An alternative to stratification, which has become popular in recent years, is adaptive randomisation (Hoare et al., 2013). For each new individual, the allocation to treatment ratio changes based on:
- the number of individuals already assigned to each treatment arm.
- the number of individuals in each stratification levels.
- the number of individuals in the stratum.
This method ensures that the allocation to groups remains balanced both overall and with any relevant stratifying variables or covariates, for example, gender or age.
7.1.6 Minimization
A specialized type of adaptive allocation called minimization is also very popular in clinical RCTs. Minimization was first proposed by Pocock & Simon (1975) and is a form of dynamic or adaptive randomization. Each participant’s allocation is dependent on the characteristics and allocation of participants already allocated to groups. The idea is to minimize the imbalance by considering a range of prognostic factors for each allocation. This prevents the allocation of people with particular combinations of prognostic factors into one group. Table 7.2 illustrates this method to allocate 16 individuals to a trial using an example from Scott et al. (2002).
Prognostic factor | Intervention | Control |
---|---|---|
Sex | ||
Male | 3 | 5 |
Female | 5 | 3 |
Age band | ||
21-30 | 4 | 4 |
31-40 | 2 | 3 |
41-50 | 2 | 1 |
Risk factor | ||
High Risk | 4 | 5 |
Low Risk | 4 | 3 |
We now consider allocation of the 17th participant who is Male, aged 31-40, and High Risk. We can use Pocock & Simon (1975)’s method to work out which group they should be assigned to, to minimize imbalance:
- If allocated to the intervention group, total imbalance is \[|(3+1)-5|+|(2+1)-3|+|(4+1)-5|=1\].
- If allocated to the control group, total imbalance is \[|3-(5+1)|+|2-(3+1)|+|4-(5+1)|=7\].
Since allocation to the intervention group gives imbalance of 1, whereas allocation to the control group would give imbalance of 7, this participant would be allocated to the intervention group.
7.2 Units of analysis: Individuals vs clusters
In the examples given above, allocation of intervention is done at the level of the individual. There are contexts, however, where it makes sense to use larger units containing groups of people such as classrooms, schools or clinics. Research in schools, in particular, may not readily lend itself to individualized methods, because that could involve different children in the same class receiving different interventions. This can make children more aware of which group they are in, and it can also lead to “spill-over” effects, whereby the intervention received by the first group affects other children who interact with them. To reduce spillover, it may make sense for children in classroom A to have one intervention and those in classroom B to have a control intervention. This is what happens in a clustered trial.

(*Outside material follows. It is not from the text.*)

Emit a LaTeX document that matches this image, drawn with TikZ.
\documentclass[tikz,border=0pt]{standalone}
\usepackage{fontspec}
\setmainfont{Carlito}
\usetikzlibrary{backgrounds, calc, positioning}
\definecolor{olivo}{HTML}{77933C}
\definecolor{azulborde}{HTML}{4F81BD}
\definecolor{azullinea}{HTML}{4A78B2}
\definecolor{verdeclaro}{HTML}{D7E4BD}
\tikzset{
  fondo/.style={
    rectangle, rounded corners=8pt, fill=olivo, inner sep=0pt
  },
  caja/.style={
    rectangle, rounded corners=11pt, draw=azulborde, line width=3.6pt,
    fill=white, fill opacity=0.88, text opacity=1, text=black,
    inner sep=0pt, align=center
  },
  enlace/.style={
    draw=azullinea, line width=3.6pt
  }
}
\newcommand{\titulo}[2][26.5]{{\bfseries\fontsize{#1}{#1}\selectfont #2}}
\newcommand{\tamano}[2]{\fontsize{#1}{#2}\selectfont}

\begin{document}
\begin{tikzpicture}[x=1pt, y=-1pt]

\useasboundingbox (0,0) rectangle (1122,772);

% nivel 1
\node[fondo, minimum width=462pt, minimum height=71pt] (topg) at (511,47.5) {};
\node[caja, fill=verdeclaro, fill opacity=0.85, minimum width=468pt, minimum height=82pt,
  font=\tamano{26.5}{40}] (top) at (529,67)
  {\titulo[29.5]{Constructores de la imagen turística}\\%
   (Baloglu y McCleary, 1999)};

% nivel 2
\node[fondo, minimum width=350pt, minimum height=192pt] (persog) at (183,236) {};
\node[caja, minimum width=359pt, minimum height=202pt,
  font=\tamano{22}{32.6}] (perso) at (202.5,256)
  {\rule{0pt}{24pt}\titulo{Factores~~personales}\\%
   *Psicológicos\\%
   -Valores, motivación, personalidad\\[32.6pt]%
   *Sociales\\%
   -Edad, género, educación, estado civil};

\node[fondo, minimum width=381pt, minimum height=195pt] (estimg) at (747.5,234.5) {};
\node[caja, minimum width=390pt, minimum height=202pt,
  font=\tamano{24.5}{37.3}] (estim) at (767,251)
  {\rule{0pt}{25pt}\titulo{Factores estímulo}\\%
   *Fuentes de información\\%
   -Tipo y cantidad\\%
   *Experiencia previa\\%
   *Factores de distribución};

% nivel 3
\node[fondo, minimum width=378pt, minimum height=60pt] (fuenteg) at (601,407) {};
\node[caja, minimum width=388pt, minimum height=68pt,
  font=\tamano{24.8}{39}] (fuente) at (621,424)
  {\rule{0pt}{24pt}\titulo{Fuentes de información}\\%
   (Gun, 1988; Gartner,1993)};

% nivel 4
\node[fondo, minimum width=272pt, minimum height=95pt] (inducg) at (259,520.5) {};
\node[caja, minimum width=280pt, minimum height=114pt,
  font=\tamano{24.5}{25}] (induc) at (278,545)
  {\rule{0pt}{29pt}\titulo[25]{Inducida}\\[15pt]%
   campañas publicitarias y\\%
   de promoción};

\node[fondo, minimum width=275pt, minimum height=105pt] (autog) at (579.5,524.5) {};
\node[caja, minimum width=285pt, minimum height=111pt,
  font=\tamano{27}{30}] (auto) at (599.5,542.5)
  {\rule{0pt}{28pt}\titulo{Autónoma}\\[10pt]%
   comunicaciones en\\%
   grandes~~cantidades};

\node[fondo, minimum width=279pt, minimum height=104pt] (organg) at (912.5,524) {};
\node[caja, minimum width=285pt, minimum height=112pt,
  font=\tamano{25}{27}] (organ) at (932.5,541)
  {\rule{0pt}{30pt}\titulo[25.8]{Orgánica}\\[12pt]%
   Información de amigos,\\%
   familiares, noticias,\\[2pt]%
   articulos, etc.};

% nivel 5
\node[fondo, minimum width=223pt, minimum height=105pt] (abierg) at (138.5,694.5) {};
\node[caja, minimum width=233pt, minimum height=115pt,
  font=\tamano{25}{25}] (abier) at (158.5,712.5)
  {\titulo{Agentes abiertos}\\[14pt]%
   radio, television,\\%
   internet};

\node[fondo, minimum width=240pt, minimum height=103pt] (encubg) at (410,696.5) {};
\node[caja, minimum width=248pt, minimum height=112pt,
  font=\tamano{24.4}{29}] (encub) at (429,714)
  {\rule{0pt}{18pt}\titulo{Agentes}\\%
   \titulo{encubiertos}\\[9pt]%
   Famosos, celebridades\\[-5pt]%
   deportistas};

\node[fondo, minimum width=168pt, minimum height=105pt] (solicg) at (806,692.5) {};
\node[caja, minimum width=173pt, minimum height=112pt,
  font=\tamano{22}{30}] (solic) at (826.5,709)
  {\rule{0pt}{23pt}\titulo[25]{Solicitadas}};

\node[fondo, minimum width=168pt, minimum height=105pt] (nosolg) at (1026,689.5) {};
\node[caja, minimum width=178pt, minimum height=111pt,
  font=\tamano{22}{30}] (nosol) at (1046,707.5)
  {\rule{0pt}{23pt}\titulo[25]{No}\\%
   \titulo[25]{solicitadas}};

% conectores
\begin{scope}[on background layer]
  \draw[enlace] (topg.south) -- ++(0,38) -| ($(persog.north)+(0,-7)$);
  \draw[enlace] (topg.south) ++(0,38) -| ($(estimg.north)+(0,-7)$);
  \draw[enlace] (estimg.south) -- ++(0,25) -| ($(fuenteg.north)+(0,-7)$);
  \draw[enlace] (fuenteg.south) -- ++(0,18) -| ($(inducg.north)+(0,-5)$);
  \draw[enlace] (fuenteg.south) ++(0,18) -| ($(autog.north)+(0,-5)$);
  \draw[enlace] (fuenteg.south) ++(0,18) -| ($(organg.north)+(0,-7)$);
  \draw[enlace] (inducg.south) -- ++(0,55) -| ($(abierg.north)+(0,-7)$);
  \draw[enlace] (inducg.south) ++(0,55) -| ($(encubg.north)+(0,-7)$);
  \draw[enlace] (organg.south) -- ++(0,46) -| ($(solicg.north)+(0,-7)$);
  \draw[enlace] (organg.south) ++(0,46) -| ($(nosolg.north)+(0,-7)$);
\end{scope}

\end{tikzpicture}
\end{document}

This method, however, raises new problems, because we now have a confound between classroom and intervention. Suppose the teacher in classroom A is a better teacher, or it just so happens that classroom B contains a higher proportion of disruptive pupils. In effect, we can no longer treat the individual as the unit of analysis. In addition, we may expect the children within a classroom to be more similar to one another than those in different classrooms, and this has an impact on the way in which the study needs to be analysed. Clustered studies typically need bigger sample sizes than non-clustered ones. We will discuss this issue further in Chapter 16.
7.3 Class exercise
Perform a literature search for an intervention/disorder of interest using the search term “randomized controlled trial” or “randomized controlled trial” or “RCT”, and download the article. (We are looking for a standard RCT, so do not pick a clustered RCT).
- Is the randomization process clearly described?
- Is it adequate?
- Did the researchers use stratification? If so, was the choice of variables for stratification sensible? If not, would stratification have helped?